In an interview, director Dan Scanlon said the scene happened organically: "It's a modern fantasy world, and we want to represent the modern world."
When Blue's Clues Hosted a Sing-Along With a Drag Queen
In a special sing-along event on the Blue's Clues & You! YouTube page, Blue and her friends celebrate 2021 Pride Month with a very special guest: RuPaul's Drag Race season 11 contestant Nina West. To the tune of "The Ants Go Marching," Nina welcomes families with two daddies, trans members, nonbinary babas, and more — by counting them out all the way up to 10.
Following the event, the star thanked Nickelodeon for including her: "Reading all the incredible comments about how impactful and powerful the latest Blue's Clues video for Pride has been to so many is inspiring and humbling. Representation matters. Teaching kindness matters. YOU matter."
The First Nonbinary Character on a Netflix Preschool Show
Ridley Jones, the hit animated preschool series that debuted this past summer, features an animated cast that includes LGBTQ+ characters as well as a character who identifies as neither male nor female.
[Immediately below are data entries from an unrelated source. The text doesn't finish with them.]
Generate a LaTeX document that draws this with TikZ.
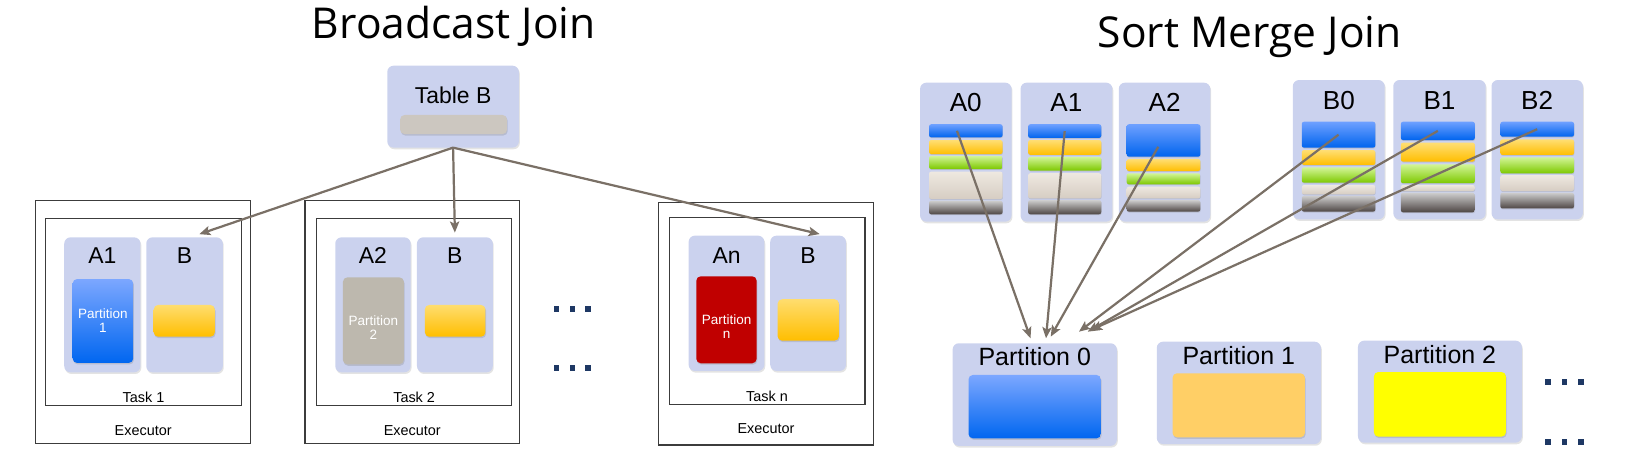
\documentclass[tikz,border=0pt]{standalone}
\usepackage{fontspec}
\setmainfont{Liberation Sans}
\newfontfamily\titlefont{Open Sans}
\usetikzlibrary{arrows.meta,calc,shadows}
\definecolor{lav}{RGB}{203,210,238}
\definecolor{arrc}{RGB}{122,112,102}
\definecolor{dotc}{RGB}{30,56,100}
\definecolor{frame}{RGB}{60,60,60}
\newcommand\bx[6]{\node[#6, minimum width={(#4-#2)*0.02cm}, minimum height={(#5-#3)*0.02cm}] (#1) at ({(#2+#4)/2},{(#3+#5)/2}) {};}
\tikzset{
  base/.style={inner sep=0pt, outer sep=0pt, rectangle},
  exframe/.style={base, draw=frame, line width=0.6pt},
  lavbox/.style={base, fill=lav, rounded corners=3.4pt, drop shadow={shadow xshift=0.5pt, shadow yshift=-0.9pt, opacity=0.22}},
  inrect/.style={base, rounded corners=2.4pt, drop shadow={shadow xshift=0.4pt, shadow yshift=-0.8pt, opacity=0.28}},
  bluegrad/.style={inrect, top color={rgb,255:red,124;green,167;blue,255}, bottom color={rgb,255:red,0;green,102;blue,240}},
  yelgrad/.style={inrect, top color={rgb,255:red,255;green,221;blue,110}, bottom color={rgb,255:red,255;green,190;blue,0}},
  graypart/.style={inrect, fill={rgb,255:red,189;green,184;blue,174}},
  redpart/.style={inrect, fill={rgb,255:red,192;green,0;blue,0}},
  tbar/.style={inrect, fill={rgb,255:red,204;green,199;blue,192}},
  stripe/.style={base, rounded corners=1.2pt, drop shadow={shadow xshift=0.2pt, shadow yshift=-0.5pt, opacity=0.25}},
  sblue/.style={stripe, top color={rgb,255:red,110;green,160;blue,255}, bottom color={rgb,255:red,0;green,100;blue,238}},
  sorange/.style={stripe, top color={rgb,255:red,255;green,222;blue,115}, bottom color={rgb,255:red,255;green,190;blue,0}},
  sgreen/.style={stripe, top color={rgb,255:red,210;green,245;blue,150}, bottom color={rgb,255:red,125;green,200;blue,0}},
  sbeige/.style={stripe, top color={rgb,255:red,238;green,232;blue,224}, bottom color={rgb,255:red,214;green,205;blue,195}},
  sgray/.style={stripe, top color={rgb,255:red,205;green,205;blue,205}, bottom color={rgb,255:red,78;green,70;blue,68}},
  p1fill/.style={inrect, fill={rgb,255:red,255;green,207;blue,102}},
  p2fill/.style={inrect, fill={rgb,255:red,255;green,255;blue,0}},
  dotsq/.style={base, fill=dotc, minimum width=5.5*0.02cm, minimum height=5.5*0.02cm},
  arr/.style={draw=arrc, line width=1.2pt, -{Stealth[length=6pt,width=5pt,inset=1.3pt]}},
  ttl/.style={font=\titlefont\fontsize{23}{26}\selectfont, anchor=base, inner sep=0pt},
  lab/.style={font=\fontsize{12.4}{14}\selectfont, anchor=base, inner sep=0pt},
  slab/.style={font=\fontsize{14.1}{16}\selectfont, anchor=base, inner sep=0pt},
  plab/.style={font=\fontsize{13.5}{15}\selectfont, anchor=base, inner sep=0pt},
  small/.style={font=\fontsize{7.8}{9}\selectfont, anchor=base, inner sep=0pt},
  ptext/.style={font=\fontsize{7.3}{7.4}\selectfont, align=center, text=white, inner sep=0pt},
}
\begin{document}
\begin{tikzpicture}[x=0.02cm, y=-0.02cm]
\useasboundingbox (0,0) rectangle (1568,443);
% ---------------- Broadcast Join ----------------
\node[ttl] (t-bj) at (431,36.4) {Broadcast Join};
\bx{tb}{367.8}{62.4}{492.8}{140.2}{lavbox}
\bx{tbb}{380}{109.2}{481.5}{127.3}{tbar}
\node[lab] (l-tb) at (430.3,98.1) {Table B};
% Executor 1
\bx{e1}{34}{190}{238}{421}{exframe}
\bx{t1}{43.6}{207.4}{229}{385}{exframe}
\bx{a1}{61}{225.4}{133.4}{353.6}{lavbox}
\bx{b1}{138.9}{225.4}{211.6}{353.6}{lavbox}
\bx{p1}{69}{265}{126.5}{344.7}{bluegrad}
\bx{y1}{146}{289.6}{204}{319.8}{yelgrad}
\node[lab] (l-a1) at (97.2,250.5) {A1};
\node[lab] (l-b1) at (175.3,250.5) {B};
\node[ptext] (l-p1) at (97.8,304.4) {Partition\\1};
\node[small] (l-t1) at (136.3,382) {Task 1};
\node[small] (l-e1) at (136,413.5) {Executor};
% Executor 2
\bx{e2}{289.7}{190}{493.6}{421}{exframe}
\bx{t2}{300.6}{207.4}{486}{385}{exframe}
\bx{a2}{318.4}{225.4}{390}{353.6}{lavbox}
\bx{b2}{396}{225.4}{468}{353.6}{lavbox}
\bx{p2}{325.7}{263.4}{383.5}{346}{graypart}
\bx{y2}{403.5}{289.6}{461}{319.8}{yelgrad}
\node[lab] (l-a2) at (354.2,250.5) {A2};
\node[lab] (l-b2) at (432,250.5) {B};
\node[ptext] (l-p2) at (354.6,311) {Partition\\2};
\node[small] (l-t2) at (393.3,382) {Task 2};
\node[small] (l-e2) at (391.6,413.5) {Executor};
% dots
\foreach \i/\xx in {1/528.5,2/543.8,3/558.7}{
  \node[dotsq] (bd-a\i) at (\xx,293.8) {};
  \node[dotsq] (bd-b\i) at (\xx,349.8) {};
}
% Executor 3
\bx{e3}{625.5}{192.5}{829.4}{422.6}{exframe}
\bx{t3}{635.6}{206.4}{821.5}{384}{exframe}
\bx{a3}{654}{223.8}{725.9}{352.3}{lavbox}
\bx{b3}{731.5}{223.8}{803.4}{352.3}{lavbox}
\bx{pn}{661.3}{262.4}{718.6}{345}{redpart}
\bx{y3}{738.5}{284.2}{796.8}{323.5}{yelgrad}
\node[lab] (l-a3) at (690,250) {An};
\node[lab] (l-b3) at (767.5,250) {B};
\node[ptext] (l-pn) at (690,310) {Partition\\n};
\node[small] (l-t3) at (728.5,381.5) {Task n};
\node[small] (l-e3) at (727.5,411.5) {Executor};
% arrows
\draw[arr] (tb.south) -- ($(b1.north)+(14,-3)$);
\draw[arr] (tb.south) -- ($(b2.north)+(0,-4.5)$);
\draw[arr] (tb.south) -- ($(b3.north)+(11,-1.5)$);
% ---------------- Sort Merge Join ----------------
\node[ttl] (t-smj) at (1187,45.5) {Sort Merge Join};
\bx{sa0}{873.8}{78.5}{960.7}{210.5}{lavbox}
\bx{sa1}{969.2}{78.5}{1056.5}{210.5}{lavbox}
\bx{sa2}{1062.5}{78.5}{1149.4}{210.5}{lavbox}
\bx{sb0}{1227.8}{76}{1315.1}{208.3}{lavbox}
\bx{sb1}{1323.2}{76}{1411}{208.3}{lavbox}
\bx{sb2}{1416.5}{76}{1503.3}{208.3}{lavbox}
\node[slab] (l-sa0) at (917.2,106) {A0};
\node[slab] (l-sa1) at (1012.8,106) {A1};
\node[slab] (l-sa2) at (1106,106) {A2};
\node[slab] (l-sb0) at (1271.5,103.8) {B0};
\node[slab] (l-sb1) at (1367.1,103.8) {B1};
\node[slab] (l-sb2) at (1459.9,103.8) {B2};
% A0 stripes
\bx{a0s1}{882.3}{118}{952.2}{130.4}{sblue}
\bx{a0s2}{882.3}{133}{952.2}{146.3}{sorange}
\bx{a0s3}{882.3}{148}{952.2}{160.5}{sgreen}
\bx{a0s4}{882.3}{163}{952.2}{189}{sbeige}
\bx{a0s5}{882.3}{190.6}{952.2}{203.5}{sgray}
% A1 stripes
\bx{a1s1}{976.4}{118}{1045.9}{131}{sblue}
\bx{a1s2}{976.4}{133}{1045.9}{147}{sorange}
\bx{a1s3}{976.4}{149}{1045.9}{162}{sgreen}
\bx{a1s4}{976.4}{164.5}{1045.9}{188.4}{sbeige}
\bx{a1s5}{976.4}{190}{1045.9}{203.5}{sgray}
% A2 stripes
\bx{a2s1}{1070}{118}{1140}{148.8}{sblue}
\bx{a2s2}{1070}{151}{1140}{162.4}{sorange}
\bx{a2s3}{1070}{164.6}{1140}{175}{sgreen}
\bx{a2s4}{1070}{177.3}{1140}{188.4}{sbeige}
\bx{a2s5}{1070}{190}{1140}{201}{sgray}
% B0 stripes
\bx{b0s1}{1236.3}{115.6}{1306.2}{140.2}{sblue}
\bx{b0s2}{1236.3}{142.5}{1306.2}{156.7}{sorange}
\bx{b0s3}{1236.3}{159}{1306.2}{173.5}{sgreen}
\bx{b0s4}{1236.3}{175.7}{1306.2}{184.6}{sbeige}
\bx{b0s5}{1236.3}{186}{1306.2}{201}{sgray}
% B1 stripes
\bx{b1s1}{1330.4}{115.6}{1400.7}{133}{sblue}
\bx{b1s2}{1330.4}{135.5}{1400.7}{153.5}{sorange}
\bx{b1s3}{1330.4}{156}{1400.7}{174}{sgreen}
\bx{b1s4}{1330.4}{175.7}{1400.7}{181.4}{sbeige}
\bx{b1s5}{1330.4}{183}{1400.7}{201.6}{sgray}
% B2 stripes
\bx{b2s1}{1424.9}{115.6}{1494.9}{129.8}{sblue}
\bx{b2s2}{1424.9}{132.3}{1494.9}{147.2}{sorange}
\bx{b2s3}{1424.9}{149.4}{1494.9}{164.6}{sgreen}
\bx{b2s4}{1424.9}{166.2}{1494.9}{181.4}{sbeige}
\bx{b2s5}{1424.9}{183}{1494.9}{198}{sgray}
% partitions
\bx{pp0}{904.7}{326}{1060.7}{423.5}{lavbox}
\bx{pi0}{919.8}{356.1}{1045.6}{416.3}{bluegrad}
\bx{pp1}{1098.6}{324.5}{1254.5}{421.7}{lavbox}
\bx{pi1}{1113.6}{354.5}{1239.3}{415.3}{p1fill}
\bx{pp2}{1289.7}{323.5}{1445.3}{420.4}{lavbox}
\bx{pi2}{1304.8}{353.3}{1430.2}{414.7}{p2fill}
\node[plab] (l-pp0) at (982.7,347.3) {Partition 0};
\node[plab] (l-pp1) at (1176.5,346) {Partition 1};
\node[plab] (l-pp2) at (1367.5,345) {Partition 2};
\foreach \i/\xx in {1/1469.8,2/1485.8,3/1501.2}{
  \node[dotsq] (sd-a\i) at (\xx,363) {};
  \node[dotsq] (sd-b\i) at (\xx,419.5) {};
}
% arrows
\draw[arr] ($(a0s1.center)+(-8.4,0)$) -- ($(pp0.north)+(-4,-4.7)$);
\draw[arr] (a1s1.center) -- ($(pp0.north)+(10.7,-4.7)$);
\draw[arr] ($(a2s1.center)+(-5,6)$) -- ($(pp0.north)+(15.2,-6.3)$);
\draw[arr] (b0s1.center) -- ($(pp0.north)+(42,-11)$);
\draw[arr] (b1s1.center) -- ($(pp0.north)+(50.3,-11)$);
\draw[arr] (b2s1.center) -- ($(pp0.north)+(53.3,-12.6)$);
\end{tikzpicture}
\end{document}
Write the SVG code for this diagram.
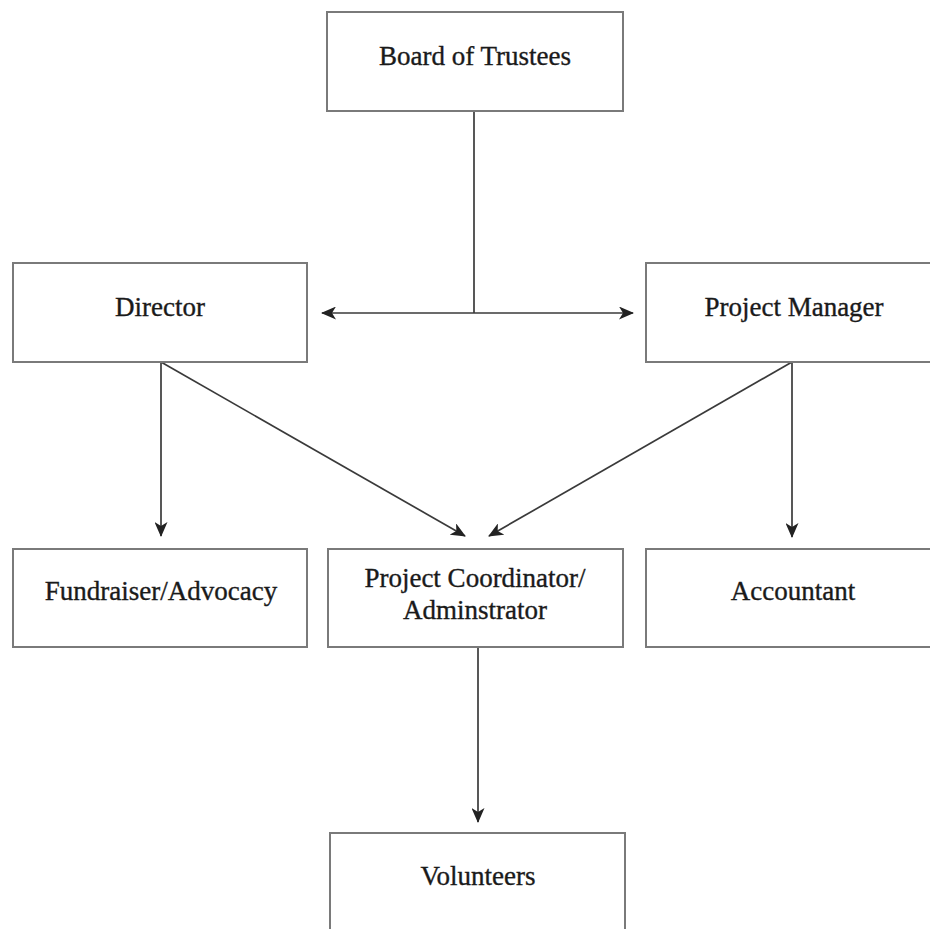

Fred the nonbinary bison is the first nonbinary character to appear in a Netflix preschool series and helped the new show earn a place in the streaming service's "Representation Matters" collection. Fred has a central role as one of Ridley's friends and is voiced by Ezra Menas, who is also nonbinary.
When Gonzo Dressed as a Gender-Nonconforming Princess on Muppet Babies
Disney Junior's Muppet Babies reboot went viral following a 2021 episode titled "Gonzo-rella," in which the already-unique little blue alien Gonzo gets to celebrate being exactly who he wants to be. And instead of following suit with Kermit and dressing as a knight to the royal ball, he opts instead to secretly dress as a princess. When he reveals his true identity, he tells Miss Piggy: "You all expected me to look a certain way. I don't want you to be upset with me, but I don't want to do things because that's the way they've always been done either. I want to be me."
The show's executive producer Tom Warburton explained how he'd always planned for Gonzo to celebrate his authentic self and used a stereotypical Cinderella storyline to drive home the point. "Gonzo is always 200 percent Gonzo 347 percent of the time," he said. "We hope he inspires kids watching to be 347 percent of themselves in their own way, too."